Coming down the hall she saw there were at least five bedrooms. And through the open door of one she
saw a woman of astonishing beauty; one leg up in a slip in front of a wall mirror. She had her leg on a chair and she was bent over it examining her stocking. In the mirror her eyes met Lena’s without
embarassment
. And Lena smiled. This was Lisa. As Danny had described her. Her lips narrow, but tenderly fleshed; her teeth small; her face as delicate as a Garbo; and yet there was something strange too in the face that for a second ran miserably across the rising current of Lena’s sexuality; a white sadness that reminded her of the young child in the high chair. That prevented Lena pausing to talk, to introduce herself. And she passed on down the stairs. Into a room now crowded with bright and shining people, the noise rising, her feelings merging into that noise. As she looked for another drink. And recognised across the room; with a little shock, not quite of surprise; the young boy from the
lakeside
. Eli. Dressed casually in some muted brown and green, between two young girls. She turned away quickly.

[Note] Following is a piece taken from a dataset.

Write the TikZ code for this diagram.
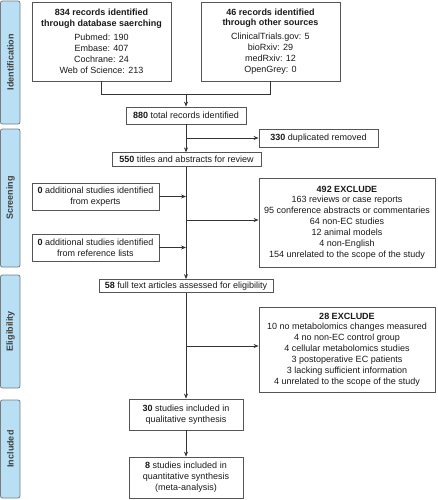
\documentclass[tikz,border=0pt]{standalone}
\usepackage{fontspec}
\setmainfont{Liberation Sans}
\usetikzlibrary{arrows.meta}
\definecolor{barfill}{HTML}{B8DFF3}
\definecolor{barline}{HTML}{6F7F88}
\definecolor{boxline}{HTML}{555555}
\definecolor{conn}{HTML}{333333}
\definecolor{txt}{HTML}{1A1A1A}
\begin{document}
\begin{tikzpicture}[x=1pt,y=-1pt,
  box/.style={draw=boxline,line width=0.8pt,fill=white,inner sep=1pt,align=center,
    font=\fontsize{9}{10.9}\selectfont,text=txt},
  bar/.style={draw=barline,line width=0.8pt,fill=barfill,rounded corners=2pt},
  barlabel/.style={rotate=90,font=\fontsize{9}{10}\selectfont\bfseries,text=black!75},
  link/.style={draw=conn,line width=0.7pt},
  arr/.style={link,-{Stealth[length=5pt,width=4pt]}}]
\useasboundingbox (0,0) rectangle (437,500);
% side bars
\draw[bar] (0.5,1) rectangle (20,124);
\draw[bar] (0.5,129) rectangle (20,267);
\draw[bar] (0.5,275) rectangle (20,388);
\draw[bar] (0.5,400) rectangle (20,498);
\node[barlabel] (lid) at (10.5,62.5) {Identification};
\node[barlabel] (lsc) at (10.5,198) {Screening};
\node[barlabel] (lel) at (10.5,331.5) {Eligibility};
\node[barlabel] (lin) at (10.5,449) {Included};
% boxes
\node[box,minimum width=139pt,minimum height=79pt] (db) at (101.5,41.5)
  {\textbf{834 records identified}\\\textbf{through database saerching}\\[3pt]
   Pubmed: 190\\Embase: 407\\Cochrane: 24\\Web of Science: 213};
\node[box,minimum width=139pt,minimum height=79pt] (other) at (270.5,41.5)
  {\textbf{46 records identified}\\\textbf{through other sources}\\[3pt]
   ClinicalTrials.gov: 5\\bioRxiv: 29\\medRxiv: 12\\OpenGrey: 0};
\node[box,minimum width=120pt,minimum height=17pt] (total) at (186,115.5)
  {\textbf{880} total records identified};
\node[box,minimum width=119pt,minimum height=18pt] (dup) at (318.5,138)
  {\textbf{330} duplicated removed};
\node[box,minimum width=149pt,minimum height=13.5pt] (titles) at (186.5,159.5)
  {\textbf{550} titles and abstracts for review};
\node[box,minimum width=176pt,minimum height=89pt] (exA) at (347,222.5)
  {\textbf{492 EXCLUDE}\\163 reviews or case reports\\95 conference abstracts or commentaries\\
   64 non-EC studies\\12 animal models\\4 non-English\\154 unrelated to the scope of the study};
\node[box,minimum width=127pt,minimum height=27pt] (exp) at (95.5,196.5)
  {\textbf{0} additional studies identified\\from experts};
\node[box,minimum width=127pt,minimum height=27pt] (ref) at (95.5,247.5)
  {\textbf{0} additional studies identified\\from reference lists};
\node[box,minimum width=174pt,minimum height=13pt] (full) at (186,286)
  {\textbf{58} full text articles assessed for eligibility};
\node[box,minimum width=176pt,minimum height=85pt] (exB) at (347,349.5)
  {\textbf{28 EXCLUDE}\\10 no metabolomics changes measured\\4 no non-EC control group\\
   4 cellular metabolomics studies\\3 postoperative EC patients\\3 lacking sufficient information\\
   4 unrelated to the scope of the study};
\node[box,minimum width=114pt,minimum height=31pt] (qual) at (186,414.5)
  {\textbf{30} studies included in\\qualitative synthesis};
\node[box,minimum width=114pt,minimum height=41pt] (quant) at (186,477.5)
  {\textbf{8} studies included in\\quantitative synthesis\\(meta-analysis)};
% connectors
\coordinate (j1) at (186,94);
\draw[link] (db.south) -- (db.south |- j1) -- (other.south |- j1) -- (other.south);
\draw[arr] (j1) -- (total.north);
\draw[arr] (total.south) -- (total.south |- titles.north);
\coordinate (b1) at (186,138);
\draw[arr] (b1) -- (dup.west);
\draw[arr] (titles.south -| total.south) -- (total.south |- full.north);
\draw[arr] (exp.east) -- (exp.east -| total.south);
\draw[arr] (ref.east) -- (ref.east -| total.south);
\coordinate (b2) at (186,220);
\draw[arr] (b2) -- (b2 -| exA.west);
\draw[arr] (full.south -| total.south) -- (total.south |- qual.north);
\coordinate (b3) at (186,346);
\draw[arr] (b3) -- (b3 -| exB.west);
\draw[arr] (qual.south) -- (quant.north);
\end{tikzpicture}
\end{document}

There it was now: localised. The sexual
excitement
. But she refused it. She refused it completely. Because he was too young and beautiful, and she was afraid. Of making her feelings known by some drunken accident … That would betray her.
Middle-aged
lechery. That might expose her. To some kind of snub. So she kept away, she kept entirely away; she even denied herself the pleasure of watching him, in case some facial sign gave away that she found him beautiful to look at.
And she was interested too; in something else that was going on; that she did not understand, and caught another kind of attention. As Lisa appeared fleetingly and white-faced at a door at her side, unconscious of Lena, signalling to Danny. Who crossed the room
towards her angrily: What have I told you Lisa? And the young girl’s lovely mouth twitched, and she drew a coat over her shoulders. Danny’s eyes followed the movement excitedly.
–Have you seen how you look? You’re ill. Have you looked at yourself? You’re going off into town like that?
–I’m sorry, the girl managed, I’m sorry.
Lena moved through the groups of people, ghostlike, catching; pieces of the conversation of people she barely knew;
–See I read this letter from Mike he said you let Ed read first
–Worked my fucking arse off all Wednesday and then that bastard
–Did you see? Have you seen?
And she drank and moved among them happily; talking occasionally to a remembered face, but always in a kind of dream conscious of that figure at the other side of the room: the golden unaggressive quiet of his seated figure; the silence of his unassertive presence.